James Wattana, Thailand's greatest ever player, will be relegated from the circuit after 19 years at the end of the season.
His 5-2 defeat to Rod Lawler in the final qualifying round of the Welsh Open yesterday was the last in a long line of disappointing reversals over the last couple of years.
Unless World Snooker award Wattana a discretionary wildcard he will be off the main tour as he can't now finish inside the top 64 in the two year rankings or among the top 8 of players on the one year list not already in the top 64.
What a great shame this is. Wattana is only 38 and, in the early 1990s, sparked a snooker boom in his home country on a par with what is now happening in China courtesy of Ding Junhui.

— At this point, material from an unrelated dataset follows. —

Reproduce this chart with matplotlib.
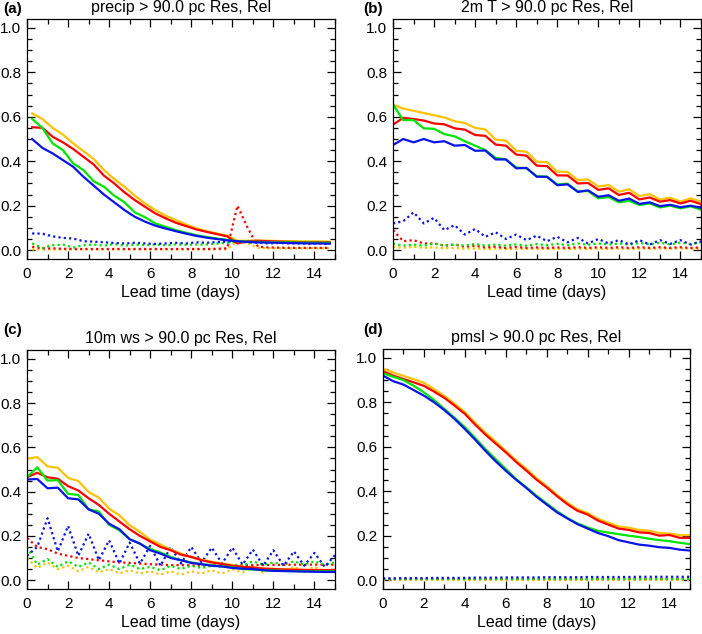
import numpy as np
import matplotlib
matplotlib.use('Agg')
import matplotlib.pyplot as plt
from matplotlib.ticker import MultipleLocator

plt.rcParams['font.family'] = ['Liberation Sans', 'DejaVu Sans']

# lead times (days)
x_precip = np.arange(0.25, 15.0, 0.5)
x_lead = np.arange(0.0, 15.01, 0.5)

# colours for the four models
c_yel = '#ffc200'
c_red = '#ff0000'
c_grn = '#00e400'
c_blu = '#0a14e8'

# (a) precip: resolution (solid) and reliability (dotted)
a_yel = [0.615, 0.59, 0.55, 0.52, 0.48, 0.445, 0.41, 0.36, 0.32, 0.285, 0.245, 0.21, 0.18, 0.155, 0.135,
         0.115, 0.098, 0.085, 0.075, 0.065, 0.042, 0.042, 0.043, 0.042, 0.041, 0.04, 0.04, 0.039, 0.039, 0.038]
a_red = [0.553, 0.55, 0.51, 0.485, 0.455, 0.42, 0.385, 0.335, 0.3, 0.26, 0.225, 0.195, 0.165, 0.143, 0.123,
         0.108, 0.093, 0.082, 0.072, 0.062, 0.03, 0.04, 0.042, 0.04, 0.038, 0.037, 0.036, 0.036, 0.035, 0.035]
a_grn = [0.59, 0.55, 0.48, 0.45, 0.39, 0.36, 0.31, 0.285, 0.245, 0.215, 0.17, 0.148, 0.12, 0.105, 0.09,
         0.078, 0.067, 0.059, 0.052, 0.046, 0.04, 0.038, 0.037, 0.036, 0.035, 0.035, 0.034, 0.034, 0.033, 0.033]
a_blu = [0.50, 0.46, 0.435, 0.405, 0.375, 0.33, 0.29, 0.25, 0.215, 0.18, 0.15, 0.128, 0.11, 0.097, 0.085,
         0.074, 0.064, 0.056, 0.05, 0.044, 0.04, 0.037, 0.035, 0.034, 0.033, 0.032, 0.031, 0.03, 0.03, 0.029]
a_yel_rel = [0.003, 0.003, 0.003, 0.003, 0.003, 0.003, 0.003, 0.003, 0.003, 0.003, 0.003, 0.003, 0.003, 0.003, 0.003,
             0.003, 0.003, 0.003, 0.004, 0.004, 0.04, 0.03, 0.01, 0.008, 0.008, 0.008, 0.008, 0.008, 0.008, 0.008]
a_red_rel = [0.015, 0.008, 0.008, 0.006, 0.005, 0.005, 0.005, 0.005, 0.005, 0.005, 0.005, 0.005, 0.005, 0.005, 0.005,
             0.005, 0.005, 0.005, 0.006, 0.008, 0.2, 0.1, 0.015, 0.012, 0.011, 0.01, 0.01, 0.01, 0.01, 0.01]
a_grn_rel = [0.03, 0.01, 0.022, 0.025, 0.012, 0.022, 0.025, 0.02, 0.027, 0.02, 0.025, 0.022, 0.025, 0.022, 0.026,
             0.024, 0.025, 0.025, 0.03, 0.032, 0.04, 0.036, 0.035, 0.036, 0.036, 0.035, 0.035, 0.034, 0.034, 0.033]
a_blu_rel = [0.075, 0.074, 0.062, 0.055, 0.052, 0.04, 0.038, 0.035, 0.032, 0.03, 0.033, 0.03, 0.028, 0.03, 0.033,
             0.03, 0.035, 0.033, 0.036, 0.038, 0.04, 0.035, 0.033, 0.03, 0.032, 0.03, 0.03, 0.029, 0.03, 0.028]

# (b) 2m T
b_yel = [0.655, 0.637, 0.627, 0.617, 0.607, 0.597, 0.58, 0.572, 0.55, 0.543, 0.497, 0.493, 0.447, 0.443, 0.398, 0.396,
         0.353, 0.352, 0.315, 0.318, 0.286, 0.293, 0.263, 0.274, 0.243, 0.252, 0.228, 0.236, 0.218, 0.233, 0.218]
b_red = [0.565, 0.595, 0.59, 0.583, 0.57, 0.566, 0.548, 0.542, 0.518, 0.514, 0.475, 0.47, 0.43, 0.425, 0.38, 0.378,
         0.336, 0.336, 0.3, 0.302, 0.271, 0.278, 0.248, 0.258, 0.228, 0.237, 0.218, 0.225, 0.21, 0.222, 0.207]
b_grn = [0.655, 0.585, 0.585, 0.548, 0.546, 0.522, 0.512, 0.49, 0.47, 0.45, 0.415, 0.408, 0.372, 0.368, 0.333, 0.33,
         0.296, 0.299, 0.264, 0.266, 0.233, 0.239, 0.215, 0.222, 0.203, 0.21, 0.192, 0.2, 0.188, 0.197, 0.182]
b_blu = [0.473, 0.5, 0.485, 0.5, 0.485, 0.49, 0.47, 0.473, 0.447, 0.448, 0.408, 0.408, 0.368, 0.37, 0.33, 0.33,
         0.292, 0.296, 0.262, 0.269, 0.24, 0.247, 0.222, 0.232, 0.208, 0.215, 0.198, 0.204, 0.193, 0.2, 0.19]
b_yel_rel = [0.015, 0.01, 0.015, 0.01, 0.012, 0.008, 0.01, 0.006, 0.008, 0.005, 0.007, 0.005, 0.006, 0.005, 0.006, 0.005,
             0.006, 0.005, 0.007, 0.005, 0.007, 0.005, 0.007, 0.005, 0.007, 0.006, 0.008, 0.006, 0.008, 0.006, 0.008]
b_red_rel = [0.09, 0.04, 0.045, 0.03, 0.03, 0.02, 0.025, 0.015, 0.02, 0.012, 0.015, 0.01, 0.014, 0.01, 0.012, 0.01,
             0.012, 0.01, 0.013, 0.01, 0.013, 0.01, 0.013, 0.01, 0.013, 0.01, 0.013, 0.01, 0.013, 0.01, 0.012]
b_grn_rel = [0.03, 0.02, 0.025, 0.02, 0.03, 0.02, 0.025, 0.02, 0.028, 0.02, 0.025, 0.02, 0.026, 0.02, 0.027, 0.022,
             0.028, 0.022, 0.03, 0.024, 0.03, 0.025, 0.03, 0.025, 0.032, 0.026, 0.033, 0.026, 0.034, 0.028, 0.035]
b_blu_rel = [0.12, 0.13, 0.17, 0.12, 0.145, 0.09, 0.112, 0.07, 0.095, 0.06, 0.08, 0.05, 0.07, 0.045, 0.065, 0.04,
             0.06, 0.035, 0.055, 0.03, 0.05, 0.03, 0.045, 0.025, 0.045, 0.025, 0.045, 0.028, 0.045, 0.025, 0.04]

# (c) 10m wind speed
c_yel_res = [0.549, 0.556, 0.514, 0.508, 0.462, 0.448, 0.398, 0.373, 0.323, 0.293, 0.248, 0.218, 0.183, 0.161, 0.138, 0.12,
             0.105, 0.093, 0.083, 0.075, 0.068, 0.06, 0.057, 0.053, 0.05, 0.049, 0.048, 0.047, 0.047, 0.046, 0.046]
c_red_res = [0.465, 0.485, 0.465, 0.458, 0.425, 0.405, 0.37, 0.34, 0.3, 0.265, 0.23, 0.2, 0.175, 0.15, 0.135, 0.115,
             0.105, 0.09, 0.08, 0.073, 0.065, 0.06, 0.057, 0.052, 0.05, 0.048, 0.047, 0.046, 0.045, 0.045, 0.045]
c_grn_res = [0.465, 0.51, 0.45, 0.452, 0.39, 0.385, 0.32, 0.31, 0.25, 0.225, 0.185, 0.165, 0.14, 0.125, 0.105, 0.09,
             0.08, 0.072, 0.068, 0.062, 0.058, 0.05, 0.048, 0.045, 0.043, 0.042, 0.041, 0.04, 0.04, 0.04, 0.04]
c_blu_res = [0.455, 0.457, 0.415, 0.418, 0.37, 0.365, 0.32, 0.3, 0.255, 0.23, 0.185, 0.165, 0.135, 0.12, 0.1, 0.09,
             0.078, 0.072, 0.065, 0.062, 0.055, 0.052, 0.05, 0.045, 0.042, 0.041, 0.04, 0.039, 0.038, 0.037, 0.037]
c_yel_rel = [0.1, 0.055, 0.08, 0.05, 0.065, 0.04, 0.06, 0.035, 0.05, 0.03, 0.045, 0.03, 0.04, 0.025, 0.04, 0.025,
             0.04, 0.03, 0.045, 0.03, 0.05, 0.035, 0.06, 0.035, 0.055, 0.04, 0.06, 0.04, 0.06, 0.04, 0.05]
c_red_rel = [0.19, 0.15, 0.14, 0.12, 0.11, 0.1, 0.095, 0.09, 0.085, 0.08, 0.078, 0.075, 0.072, 0.07, 0.068, 0.068,
             0.067, 0.066, 0.066, 0.066, 0.067, 0.067, 0.068, 0.068, 0.069, 0.069, 0.07, 0.07, 0.07, 0.07, 0.07]
c_grn_rel = [0.15, 0.07, 0.095, 0.06, 0.085, 0.06, 0.08, 0.05, 0.07, 0.05, 0.07, 0.05, 0.06, 0.045, 0.065, 0.05,
             0.065, 0.055, 0.065, 0.06, 0.07, 0.065, 0.085, 0.07, 0.08, 0.07, 0.085, 0.07, 0.085, 0.07, 0.08]
c_blu_rel = [0.11, 0.15, 0.28, 0.13, 0.245, 0.11, 0.21, 0.09, 0.18, 0.075, 0.17, 0.075, 0.155, 0.065, 0.15, 0.075,
             0.15, 0.08, 0.147, 0.075, 0.147, 0.07, 0.138, 0.065, 0.135, 0.065, 0.13, 0.065, 0.123, 0.06, 0.113]

# (d) pmsl
d_yel = [0.951, 0.934, 0.919, 0.904, 0.888, 0.859, 0.829, 0.794, 0.756, 0.709, 0.664, 0.624, 0.582, 0.539, 0.501, 0.459,
         0.424, 0.384, 0.349, 0.319, 0.302, 0.276, 0.259, 0.242, 0.236, 0.226, 0.222, 0.212, 0.21, 0.202, 0.202]
d_red = [0.94, 0.92, 0.905, 0.89, 0.874, 0.848, 0.82, 0.785, 0.748, 0.7, 0.655, 0.615, 0.575, 0.532, 0.493, 0.452,
         0.417, 0.378, 0.342, 0.312, 0.295, 0.268, 0.25, 0.232, 0.226, 0.215, 0.212, 0.2, 0.203, 0.19, 0.19]
d_grn = [0.93, 0.915, 0.9, 0.875, 0.845, 0.81, 0.77, 0.73, 0.688, 0.64, 0.59, 0.545, 0.5, 0.455, 0.418, 0.38,
         0.345, 0.31, 0.28, 0.255, 0.237, 0.222, 0.214, 0.207, 0.2, 0.194, 0.186, 0.18, 0.175, 0.168, 0.162]
d_blu = [0.92, 0.895, 0.88, 0.855, 0.83, 0.8, 0.765, 0.725, 0.68, 0.632, 0.582, 0.535, 0.492, 0.452, 0.415, 0.375,
         0.34, 0.305, 0.278, 0.252, 0.232, 0.212, 0.198, 0.18, 0.17, 0.16, 0.155, 0.148, 0.145, 0.137, 0.133]
d_yel_rel = [0.002] * 31
d_red_rel = [0.003] * 31
d_grn_rel = [0.005] * 31
d_blu_rel = [0.008, 0.008, 0.009, 0.009, 0.009, 0.01, 0.01, 0.01, 0.01, 0.011, 0.011, 0.011, 0.012, 0.012, 0.012, 0.012,
             0.013, 0.013, 0.013, 0.013, 0.014, 0.014, 0.014, 0.014, 0.014, 0.015, 0.015, 0.015, 0.015, 0.015, 0.015]

panels = [
    ('(a)', 'precip > 90.0 pc Res, Rel', x_precip,
     [a_yel, a_red, a_grn, a_blu], [a_yel_rel, a_red_rel, a_grn_rel, a_blu_rel]),
    ('(b)', '2m T > 90.0 pc Res, Rel', x_lead,
     [b_yel, b_red, b_grn, b_blu], [b_yel_rel, b_red_rel, b_grn_rel, b_blu_rel]),
    ('(c)', '10m ws > 90.0 pc Res, Rel', x_lead,
     [c_yel_res, c_red_res, c_grn_res, c_blu_res], [c_yel_rel, c_red_rel, c_grn_rel, c_blu_rel]),
    ('(d)', 'pmsl > 90.0 pc Res, Rel', x_lead,
     [d_yel, d_red, d_grn, d_blu], [d_yel_rel, d_red_rel, d_grn_rel, d_blu_rel]),
]
colours = [c_yel, c_red, c_grn, c_blu]

W, H = 702, 634
fig = plt.figure(figsize=(W / 100, H / 100), dpi=100)

# axes boxes in pixels: left, top, right, bottom
boxes = [(27, 19, 335, 259), (393, 19, 701, 259), (27, 350, 335, 589), (383, 349, 690, 589)]
tag_pos = [(3, 13), (363, 13), (3, 334), (363, 334)]

for (tag, title, x, res, rel), box, tp in zip(panels, boxes, tag_pos):
    l, t, r, b = box
    ax = fig.add_axes([l / W, 1 - b / H, (r - l) / W, (b - t) / H])
    for s, c in zip(rel, colours):
        ax.plot(x, s, color=c, lw=1.6, linestyle=(0, (1, 1.4)), solid_capstyle='butt')
    for s, c in zip(res, colours):
        ax.plot(x, s, color=c, lw=1.6)
    ax.set_xlim(0, 15)
    ax.set_ylim(-0.04, 1.04)
    ax.xaxis.set_major_locator(MultipleLocator(2))
    ax.xaxis.set_minor_locator(MultipleLocator(1))
    ax.yaxis.set_major_locator(MultipleLocator(0.2))
    ax.yaxis.set_minor_locator(MultipleLocator(0.05))
    ax.yaxis.set_major_formatter(matplotlib.ticker.FormatStrFormatter('%.1f'))
    ax.tick_params(which='both', direction='in', top=True, right=True, labelsize=11, width=0.9)
    ax.tick_params(which='major', length=6)
    ax.tick_params(which='minor', length=3.5)
    ax.tick_params(axis='x', pad=6)
    ax.tick_params(axis='y', pad=4)
    for sp in ax.spines.values():
        sp.set_linewidth(0.9)
    ax.set_title(title, fontsize=11.5, pad=5)
    ax.set_xlabel('Lead time (days)', fontsize=11.5, labelpad=3)
    fig.text(tp[0] / W, 1 - tp[1] / H, tag, fontsize=11, fontweight='bold', va='baseline', ha='left')

fig.savefig('out.png', dpi=100)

He had first risen to prominence as a teenager in 1986 when, invited to play on the Matchroom tours of Thailand, he won an invitation tournament, beating Terry Griffiths 2-1 in the final.
Wattana stunned snooker by reaching the final of the inaugural Asian Open in Bangkok in 1989, losing to Stephen Hendry.
He soon became one of the leading players of the next decade, reaching a highest ranking of no.3 and winning three ranking titles.
Two of these came in his native Thailand (the other was the 1992 Strachan Open) and he also won the prestigious World Matchplay in 1992.
Wattana was certainly good enough to be world champion but lost twice in the semi-finals, in 1993 and 1997.
He is perhaps best known for making a 147 at the 1992 British Open on the day he learned his father had been shot in Bangkok.
After constructing the break, then only the fourth maximum ever made on TV, Wattana was informed his father had died.
He lived in Bradford in the UK for many years and his grasp of English improved through games of scrabble.
Just two years ago, he beat Ronnie O'Sullivan 5-0 in the China Open but, like many a former great, found the Prestatyn qualifying scramble almost impossible.
Wattana's contribution to snooker has been immense. He has business interests in Thailand to keep him occupied but I can't help feeling his professional career has ended far too early.